A joint report from cybersecurity firm Chainalysis and the U.S. Department of Treasury reveals that North Korean state-sponsored actors have significantly increased their crypto mining activity since late 2024. These operations, largely conducted in secrecy and often linked to stolen computing resources, are believed to generate millions of dollars annually in digital assets, bypassing the traditional financial system.
“Cryptocurrency has become a critical revenue stream for the regime,” said Anne Dalton, a senior Treasury official specializing in illicit finance. “North Korea is exploiting gaps in blockchain oversight to convert digital currency into usable assets while continuing to fund prohibited weapons development.”
The report details how North Korea uses compromised infrastructure in third-party countries to run large-scale mining farms, primarily focusing on privacy coins like Monero, which are harder to trace. In addition, the regime is suspected of leveraging a complex network of mixers, shell companies, and crypto exchanges — some operating on the dark web — to launder digital earnings.

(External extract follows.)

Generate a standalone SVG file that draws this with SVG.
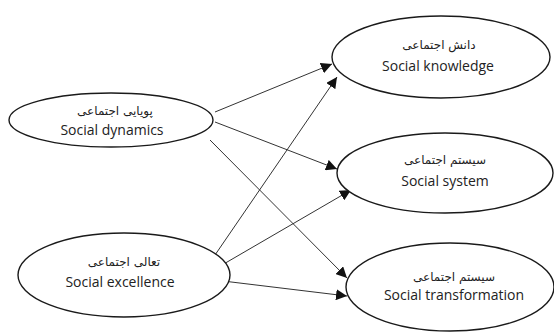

North Korean hacking groups such as Lazarus and APT38, both previously sanctioned by the U.S., are named in the report as key players behind not only mining operations but also a string of high-profile cyber heists targeting global crypto platforms. Chainalysis estimates that North Korean-linked hackers stole more than $1.5 billion worth of crypto assets in the past 18 months alone.
Despite repeated international condemnation, Pyongyang has shown no signs of slowing its digital finance tactics. In fact, experts warn that as regulations tighten around conventional banking, North Korea is increasingly turning to decentralized finance (DeFi) platforms and peer-to-peer trading networks.
“This isn’t just cybercrime — it’s state-sponsored economic warfare,” said Michael Choi, a cybersecurity analyst based in Seoul. “North Korea has turned blockchain into a battlefield.”
U.S. and allied nations are now calling for tighter global crypto regulation and improved tracking of cross-border digital transactions. The Financial Action Task Force (FATF) recently urged member states to adopt stricter Know Your Customer (KYC) standards and enforce immediate reporting of suspicious activity involving privacy coins and mixing services.
Still, analysts acknowledge that enforcement remains difficult due to the decentralized nature of blockchain technology and the growing sophistication of North Korean cyber operators.
As traditional sanctions continue to choke off trade and financial flows, North Korea’s foray into crypto represents a new and evolving front in its long-running standoff with the international community — one where firewalls may be just as important as border fences.